On the Deal Ticket you can see the market depth prices of orders to buy and sell.
Judging from the weight of existing orders, you decide to place an order to buy 1000 shares outside the market spread at 14.45.
Your Deal Ticket is accepted and appears in the Orders to Open panel:
As you are trading outside the spread rather than buying at an immediately available price, there is no guarantee your order will be filled.
As soon as there is sufficient market liquidity at your buying level, the order will be filled and we take a parallel position in the underlying market to reflect your new position. As soon as the order is filled at your price, the trade will appear in your Open Positions panel in our trading platform.
You now have a position in 1000 DBS shares at 14.45.
Example: placing a long trade on Barclays
You have read news about the UK stock Barclays plc, which is trading on the FTSE® at 577-578, and are considering taking an interest.
You use L2 Dealer to view the full market depth of orders to buy and sell this stock.
After considering the existing orders displayed through level two access, you place an order to buy 10,000 shares inside the market spread at 577.5.
Your deal ticket is accepted and the order appears on the order tracking screen.
At first, your order sits waiting to be filled, then it is later filled and your CFD position is opened when the market moves to your order level. Naturally, there’s no guarantee that your order will be filled. With our L2 Dealer, you are able to cancel a live order from the order tracking screen at any time.

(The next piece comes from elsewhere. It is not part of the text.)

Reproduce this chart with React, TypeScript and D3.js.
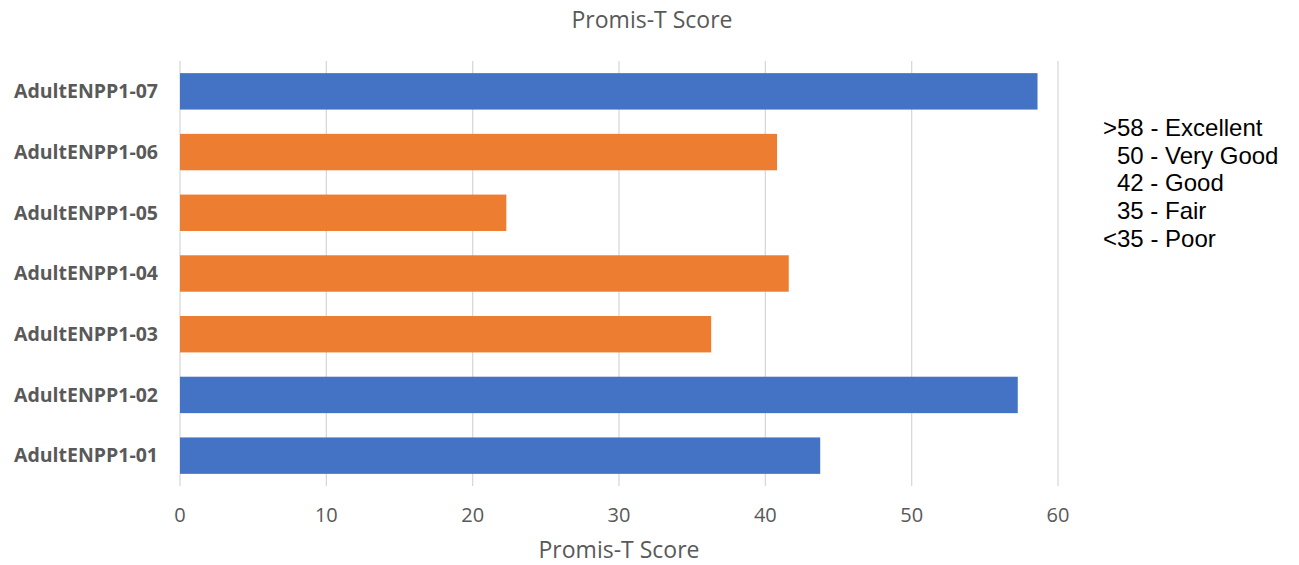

You would now hold a position in 10,000 Barclays plc shares at 577.5, opened at 10% margin. In this respect, your initial deposit would have been £5775 (calculated as 10,000 shares x 577.5 x 10%).
Closing your position
Barclays plc stock rises in price over the course of the next day, and you decide to sell. Our L2 Dealer reveals sufficient demand in the form of buying orders in the market for you to sell 10,000 shares at 583, a price you are happy with, so you place an order to sell.
Your order is matched and your CFD position closed, securing a gross profit of 583 - 577.5 x 10,000 shares = £550 on the trade.
Your overall, net profit would take into account the commission charged on your CFD trade and any interest and dividend adjustments there may have been on Barclays plc stock overnight, while you held an open CFD position on the stock.
CFDs are leveraged products. CFD trading may not be suitable for everyone and can result in losses that exceed your initial investment, so please ensure that you fully understand the risks involved.